Reproduce nothing but the lines from the start of the material through the line that includes "import plotly.graph_objects as go", both ends included, and omit every picture.

====== MATERIAL ======

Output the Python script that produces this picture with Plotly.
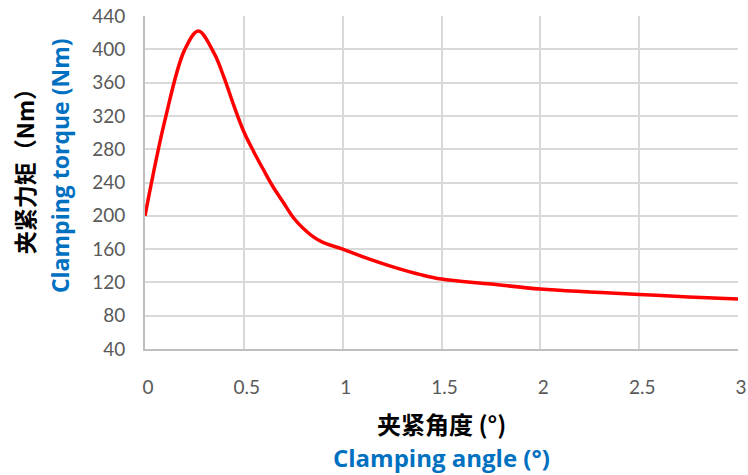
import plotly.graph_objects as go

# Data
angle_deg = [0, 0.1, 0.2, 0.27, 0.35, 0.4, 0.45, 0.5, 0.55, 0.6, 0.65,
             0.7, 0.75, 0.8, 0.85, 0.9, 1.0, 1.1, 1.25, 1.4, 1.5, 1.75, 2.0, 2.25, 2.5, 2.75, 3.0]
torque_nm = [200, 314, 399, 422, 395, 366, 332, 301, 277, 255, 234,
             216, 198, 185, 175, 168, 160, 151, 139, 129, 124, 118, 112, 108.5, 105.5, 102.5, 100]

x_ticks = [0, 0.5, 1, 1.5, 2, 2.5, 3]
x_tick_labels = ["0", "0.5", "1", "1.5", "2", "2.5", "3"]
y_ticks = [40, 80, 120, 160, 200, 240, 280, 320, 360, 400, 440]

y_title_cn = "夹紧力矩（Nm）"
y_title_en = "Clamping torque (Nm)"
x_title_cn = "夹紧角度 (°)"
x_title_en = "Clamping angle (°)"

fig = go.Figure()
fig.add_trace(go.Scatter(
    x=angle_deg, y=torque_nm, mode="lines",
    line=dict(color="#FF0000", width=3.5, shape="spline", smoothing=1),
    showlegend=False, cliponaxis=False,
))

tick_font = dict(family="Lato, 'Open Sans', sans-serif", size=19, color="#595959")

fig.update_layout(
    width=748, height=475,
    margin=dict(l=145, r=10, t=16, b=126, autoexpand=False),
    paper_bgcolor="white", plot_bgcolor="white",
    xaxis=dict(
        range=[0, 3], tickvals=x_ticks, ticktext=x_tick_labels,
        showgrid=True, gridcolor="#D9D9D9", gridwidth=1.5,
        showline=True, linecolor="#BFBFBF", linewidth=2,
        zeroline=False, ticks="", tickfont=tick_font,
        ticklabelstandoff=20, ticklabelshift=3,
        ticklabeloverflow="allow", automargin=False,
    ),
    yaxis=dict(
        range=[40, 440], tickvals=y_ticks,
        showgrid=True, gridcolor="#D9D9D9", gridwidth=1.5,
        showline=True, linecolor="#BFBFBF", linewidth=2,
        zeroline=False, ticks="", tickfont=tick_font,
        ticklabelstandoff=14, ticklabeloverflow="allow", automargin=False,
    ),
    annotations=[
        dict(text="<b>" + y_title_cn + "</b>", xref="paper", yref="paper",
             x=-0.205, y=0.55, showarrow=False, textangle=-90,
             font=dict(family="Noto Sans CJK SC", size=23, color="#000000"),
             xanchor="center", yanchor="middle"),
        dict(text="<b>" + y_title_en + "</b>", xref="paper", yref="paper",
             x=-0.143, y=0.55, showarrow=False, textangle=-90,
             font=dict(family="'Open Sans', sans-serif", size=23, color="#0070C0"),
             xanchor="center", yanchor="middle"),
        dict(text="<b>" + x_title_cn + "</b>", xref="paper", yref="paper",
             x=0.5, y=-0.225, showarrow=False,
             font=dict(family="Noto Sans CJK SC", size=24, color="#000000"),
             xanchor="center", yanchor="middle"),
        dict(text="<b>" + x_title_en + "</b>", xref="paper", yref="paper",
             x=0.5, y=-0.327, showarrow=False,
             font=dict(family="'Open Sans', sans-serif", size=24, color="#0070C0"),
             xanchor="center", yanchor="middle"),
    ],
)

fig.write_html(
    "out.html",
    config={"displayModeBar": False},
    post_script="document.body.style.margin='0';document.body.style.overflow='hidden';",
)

======

■ **SOLUTION TO THIS TASK**
Output the Python script that produces this picture with Plotly.
import plotly.graph_objects as go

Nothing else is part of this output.